Consequently, this court holds that N.J. S.A. 59:8-8 is the most appropriate statute of limitations governing this action against the defendant Township of Bass River. Since the cause of action accrued on July 17, 1973, and the two-year period thus ended in July of 1975, this action against the Township is barred by the statute of limitations.

Defendant Bass River’s motion to dismiss based on the statute of limitations is therefore granted. Having decided that, it is not necessary for this court to address defendant’s other arguments.

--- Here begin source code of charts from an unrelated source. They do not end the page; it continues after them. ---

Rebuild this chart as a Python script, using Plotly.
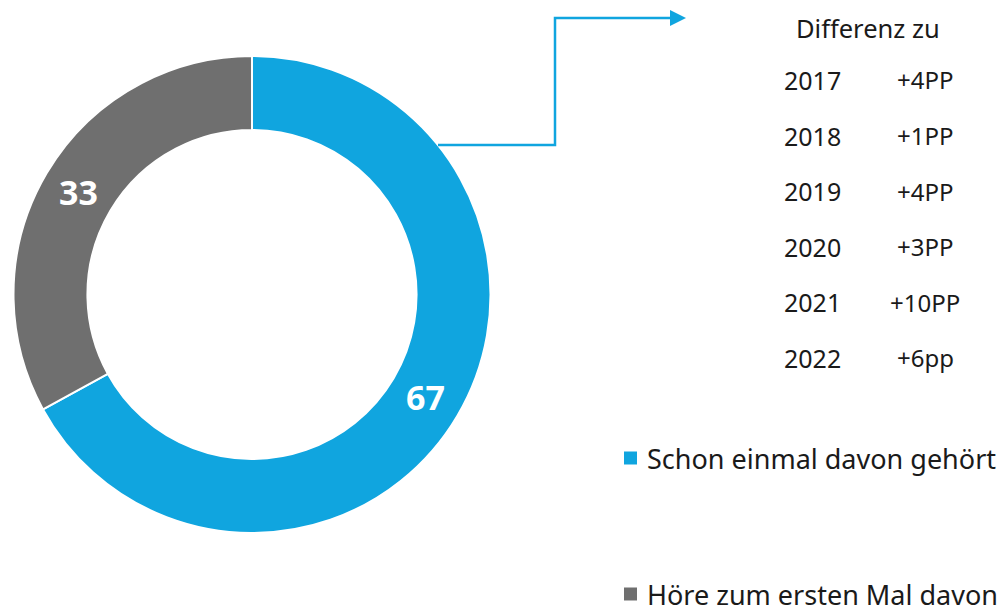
import plotly.graph_objects as go

# Donut shares
labels = ["Schon einmal davon gehört", "Höre zum ersten Mal davon"]
values = [67, 33]
colors = ["#10A5DF", "#6F6F6F"]

# Change table beside the donut
table_title = "Differenz zu"
years = ["2017", "2018", "2019", "2020", "2021", "2022"]
diffs = ["+4PP", "+1PP", "+4PP", "+3PP", "+10PP", "+6pp"]

W, H = 1005, 612
TEXT = "#1A1A1A"
FONT = "Noto Sans"


def px(x):
    return x / W


def py(y):
    return 1 - y / H


fig = go.Figure()

# donut centred at (252, 294.5) with an outer radius of ~238.5 px
cx, cy, r = 252, 294.5, 238.5
fig.add_trace(go.Pie(
    labels=labels,
    values=values,
    hole=0.69,
    sort=False,
    direction="clockwise",
    rotation=0,
    marker=dict(colors=colors, line=dict(color="white", width=2)),
    textinfo="value",
    textposition="inside",
    insidetextorientation="horizontal",
    insidetextfont=dict(family="Open Sans", size=34, color="white", weight="bold"),
    hoverinfo="skip",
    showlegend=False,
    domain=dict(x=[px(cx - r), px(cx + r)], y=[py(cy + r), py(cy - r)]),
))

annotations = []
annotations.append(dict(
    x=px(868), y=py(28), xref="paper", yref="paper", text=table_title,
    showarrow=False, xanchor="center", yanchor="middle",
    font=dict(family=FONT, size=25.5, color=TEXT),
))
row0, step = 80, 55.5
for i, (yr, d) in enumerate(zip(years, diffs)):
    yy = row0 + i * step
    annotations.append(dict(
        x=px(812), y=py(yy), xref="paper", yref="paper", text=yr,
        showarrow=False, xanchor="center", yanchor="middle",
        font=dict(family=FONT, size=25, color=TEXT),
    ))
    annotations.append(dict(
        x=px(925), y=py(yy), xref="paper", yref="paper", text=d,
        showarrow=False, xanchor="center", yanchor="middle",
        font=dict(family=FONT, size=24, color=TEXT),
    ))

# legend entries: coloured square + label
legend_y = [458, 594]
for lab, col, ly in zip(labels, colors, legend_y):
    annotations.append(dict(
        x=px(645), y=py(ly), xref="paper", yref="paper", text=lab,
        showarrow=False, xanchor="left", yanchor="middle",
        font=dict(family=FONT, size=27, color=TEXT),
    ))

shapes = []
for col, ly in zip(colors, legend_y):
    shapes.append(dict(
        type="rect", xref="paper", yref="paper",
        x0=px(624), x1=px(637), y0=py(ly - 6.5), y1=py(ly + 6.5),
        fillcolor=col, line=dict(width=0),
    ))

# connector from the blue slice up to the table
pts = [(438, 145), (555, 145), (555, 18), (672, 18)]
path = "M " + " L ".join(f"{px(x)},{py(y)}" for x, y in pts)
shapes.append(dict(type="path", xref="paper", yref="paper", path=path,
                   line=dict(color=colors[0], width=2.5)))
tri = [(670, 10), (686, 18), (670, 26)]
shapes.append(dict(type="path", xref="paper", yref="paper",
                   path="M " + " L ".join(f"{px(x)},{py(y)}" for x, y in tri) + " Z",
                   fillcolor=colors[0], line=dict(width=0)))

fig.update_layout(
    width=W, height=H,
    margin=dict(l=0, r=0, t=0, b=0),
    paper_bgcolor="white", plot_bgcolor="white",
    showlegend=False,
    annotations=annotations,
    shapes=shapes,
)

fig.write_html("out.html")
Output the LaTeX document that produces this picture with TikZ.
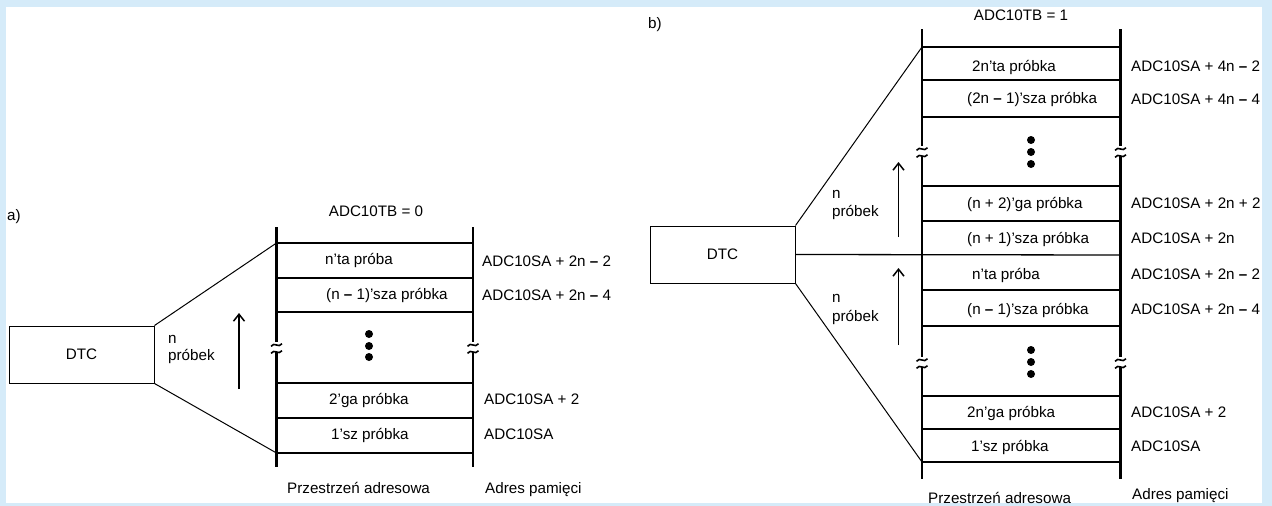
\documentclass[tikz,border=0pt]{standalone}
\usepackage{fontspec}
\setmainfont{Liberation Sans}
\usetikzlibrary{arrows.meta}
\definecolor{framebg}{RGB}{213,235,249}
\newcommand{\dsh}{\textbf{–}}
\begin{document}
\begin{tikzpicture}[x=1pt,y=-1pt,
  every node/.style={font=\fontsize{15.2}{18}\selectfont, inner sep=0pt},
  rail/.style={line width=2.5pt},
  rowline/.style={line width=1.3pt},
  funnel/.style={line width=1pt},
  dtcbox/.style={draw, line width=1pt, minimum width=145pt, minimum height=57pt},
  txt/.style={anchor=west},
  dot/.style={circle, fill, minimum size=8pt},
  upar/.style={line width=1.5pt, -{Straight Barb[length=7pt,width=11pt]}},
  brk/.pic={\draw[line width=1.6pt] (-5.5,1.3) .. controls (-2,-3.8) and (2,3.8) .. (5.5,-1.3);}
]
\useasboundingbox (0,0) rectangle (1272,506);
\fill[framebg] (0,0) rectangle (1272,506);
\fill[white] (6,7) rectangle (1262,503);

% ================= a) =================
\node[txt] (la) at (7,217) {a)};
\node (tbA) at (376,211) {ADC10TB = 0};
\node[dtcbox] (dtcA) at (81.5,354.5) {DTC};

% rails
\foreach \x/\n in {276.5/L,473/R}{
  \coordinate (aT\n) at (\x,227);
  \coordinate (aB\n) at (\x,467);
  \coordinate (aS\n) at (\x,345);
  \coordinate (aSe\n) at (\x,342);
  \coordinate (aE\n) at (\x,352);
  \draw[rail] (aT\n) -- (aSe\n);
  \draw[rail] (aE\n) -- (aB\n);
  \pic at (aS\n) {brk};
  \pic at (aE\n) {brk};
}
% row lines
\foreach \y [count=\i] in {243,278,312,383,418,453}{
  \coordinate (ar\i L) at (276.5,\y);
  \coordinate (ar\i R) at (473,\y);
  \draw[rowline] (ar\i L) -- (ar\i R);
}
\draw[funnel] (dtcA.north east) -- (ar1L);
\draw[funnel] (dtcA.south east) -- (ar6L);

\node[txt] (a1) at (325,260) {n’ta próba};
\node[txt] (a2) at (326,295) {(n \dsh{} 1)’sza próbka};
\node[txt] (a3) at (329,400) {2’ga próbka};
\node[txt] (a4) at (331,435) {1’sz próbka};

\node[txt] (aa1) at (482,261) {ADC10SA + 2n \dsh{} 2};
\node[txt] (aa2) at (482,295) {ADC10SA + 2n \dsh{} 4};
\node[txt] (aa3) at (484,399) {ADC10SA + 2};
\node[txt] (aa4) at (484,434) {ADC10SA};

\node[dot] (ad1) at (369,334) {};
\node[dot] (ad2) at (369,346) {};
\node[dot] (ad3) at (369,357) {};

\node[txt] (an1) at (168,339) {n};
\node[txt] (an2) at (168,356) {próbek};
\coordinate (aArrB) at (239,389);
\coordinate (aArrT) at (239,313);
\draw[upar] (aArrB) -- (aArrT);

\node[txt] (aps) at (287,488) {Przestrzeń adresowa};
\node[txt] (aap) at (485,490) {Adres pamięci};

% ================= b) =================
\node[txt] (lb) at (648,25) {b)};
\node (tbB) at (1021,15) {ADC10TB = 1};
\node[dtcbox] (dtcB) at (722.5,254.5) {DTC};

\foreach \x/\n in {922/L,1120.5/R}{
  \coordinate (bT\n) at (\x,29);
  \coordinate (bB\n) at (\x,479);
  \coordinate (bS\n) at (\x,149);
  \coordinate (bSe\n) at (\x,146);
  \coordinate (bE\n) at (\x,156);
  \coordinate (bS2\n) at (\x,360);
  \coordinate (bS2e\n) at (\x,357);
  \coordinate (bE2\n) at (\x,367);
  \draw[rail] (bT\n) -- (bSe\n);
  \draw[rail] (bE\n) -- (bS2e\n);
  \draw[rail] (bE2\n) -- (bB\n);
  \pic at (bS\n) {brk};
  \pic at (bE\n) {brk};
  \pic at (bS2\n) {brk};
  \pic at (bE2\n) {brk};
}
\foreach \y [count=\i] in {47,80,117,186,221,255,290,326,396,429,462}{
  \coordinate (br\i L) at (922,\y);
  \coordinate (br\i R) at (1120.5,\y);
}
\foreach \i in {1,2,3,4,5,7,8,9,10,11}{
  \draw[rowline] (br\i L) -- (br\i R);
}
\draw[rowline] (dtcB.east) -- (br6R);
\draw[funnel] (dtcB.north east) -- (br1L);
\draw[funnel] (dtcB.south east) -- (br11L);

\node[txt] (b1) at (972,67) {2n’ta próbka};
\node[txt] (b2) at (967,99) {(2n \dsh{} 1)’sza próbka};
\node[txt] (b3) at (967,204) {(n + 2)’ga próbka};
\node[txt] (b4) at (967,239) {(n + 1)’sza próbka};
\node[txt] (b5) at (972,275) {n’ta próba};
\node[txt] (b6) at (967,310) {(n \dsh{} 1)’sza próbka};
\node[txt] (b7) at (967,413) {2n’ga próbka};
\node[txt] (b8) at (971,447) {1’sz próbka};

\node[txt] (ba1) at (1131,66) {ADC10SA + 4n \dsh{} 2};
\node[txt] (ba2) at (1131,99) {ADC10SA + 4n \dsh{} 4};
\node[txt] (ba3) at (1131,203) {ADC10SA + 2n + 2};
\node[txt] (ba4) at (1131,238) {ADC10SA + 2n};
\node[txt] (ba5) at (1131,274) {ADC10SA + 2n \dsh{} 2};
\node[txt] (ba6) at (1131,309) {ADC10SA + 2n \dsh{} 4};
\node[txt] (ba7) at (1131,412) {ADC10SA + 2};
\node[txt] (ba8) at (1131,446) {ADC10SA};

\node[dot] (bd1) at (1031,140) {};
\node[dot] (bd2) at (1031,152) {};
\node[dot] (bd3) at (1031,164) {};
\node[dot] (bd4) at (1031,350) {};
\node[dot] (bd5) at (1031,362) {};
\node[dot] (bd6) at (1031,374) {};

\node[txt] (bn1) at (832,194) {n};
\node[txt] (bn2) at (832,212) {próbek};
\node[txt] (bn3) at (832,298) {n};
\node[txt] (bn4) at (832,317) {próbek};
\coordinate (bArr1B) at (898.5,237);
\coordinate (bArr1T) at (898.5,162);
\coordinate (bArr2B) at (898.5,345);
\coordinate (bArr2T) at (898.5,268);
\draw[upar] (bArr1B) -- (bArr1T);
\draw[upar] (bArr2B) -- (bArr2T);

\node[txt] (bps) at (928,498) {Przestrzeń adresowa};
\node[txt] (bap) at (1132,496) {Adres pamięci};
\end{tikzpicture}
\end{document}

In summary then, plaintiff’s motion for leave to amend his complaint is dismissed. No such leave is necessary; he may amend as of right. The individual defendants’ (Criss, Mickens, McLennon, Seay and Snyder) motion to dismiss is denied without prejudice. However, service of process on them is quashed. Defendant Bass River Township’s motion to dismiss based on the *130appropriate statute of limitations is granted. Counsel for Bass River is directed to submit an appropriate order disposing of all motions.